Federal appeals court blocks Missouri limits on Affordable Care Act News
Federal appeals court blocks Missouri limits on Affordable Care Act

[JURIST] The US Court of Appeals for the Eighth Circuit [official website] on Friday ruled [opinion, PDF] against portions of a Missouri law [text, PDF] which required those providing health plan advice to obtain a license from the state, concluding that the licensing portions of the state law are pre-empted by the Patient Protection and Affordable Care Act (ACA) [text]. The advocacy groups challenging Missouri’s law, the Health Insurance Marketplace Innovation Act (HIMIA), contended that by enacting such a restrictive law, state lawmakers violated the ACA’s preemption clause which prohibits states from taking actions that would “‘hinder or impede’ implementation of the ACA.” Proponents of the licensing requirement rested their arguments [WSJ report] in favor of the HIMIA on protection of consumers from potential defective advice and identity theft. The court remanded the case to the district court for further development in accordance with its findings in favor of the advocacy groups that challenged the law.

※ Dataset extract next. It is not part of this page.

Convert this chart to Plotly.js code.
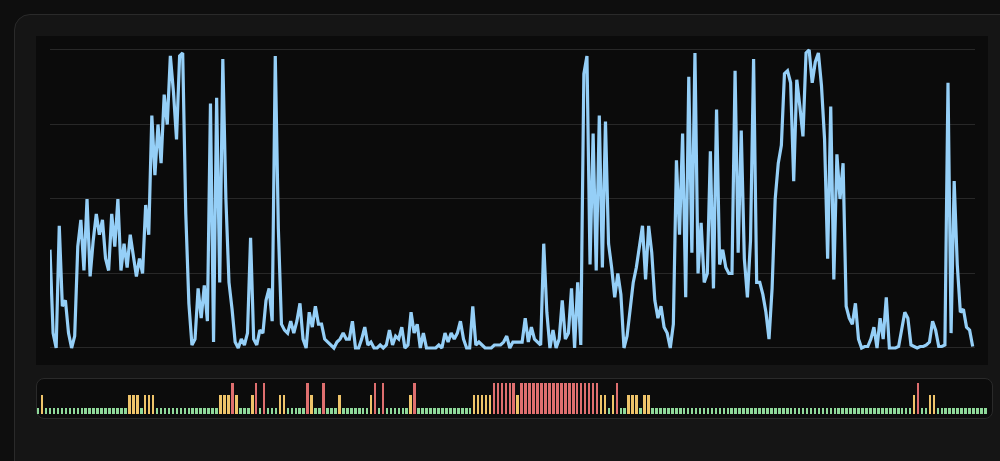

Comprehensive health care reform [JURIST backgrounder] was passed by Congress in March 2010 after over a year of debate, and recent legal challenges have reinvigorated debate. The National Conference of State Legislatures (NCSL) [official website] reports [NCSL statistics] that between 2010 and 2015, at least twenty-one states enacted laws attempting to challenge or completely opt out of mandatory provisions of the ACA. In early March the Supreme Court heard [JURIST report] oral arguments for King v. Burwell in which the court was asked to rule on whether the Internal Revenue Service (IRS) [official website] may adopt regulations to extend tax-credit subsidies to coverage purchased through the federal health insurance exchange established under the ACA. Last June the court ruled [JURIST report] in Burwell v. Hobby Lobby [SCOTUSblog backgrounder] that closely held corporations can deny contraceptive coverage to their employees for religious reasons. Two weeks after the Hobby Lobby decision, US Senators Patty Murray (D-WA) and Mark Udall (D-CO) introduced a bill [JURIST report] to restore full contraception coverage for employees of closely held corporations.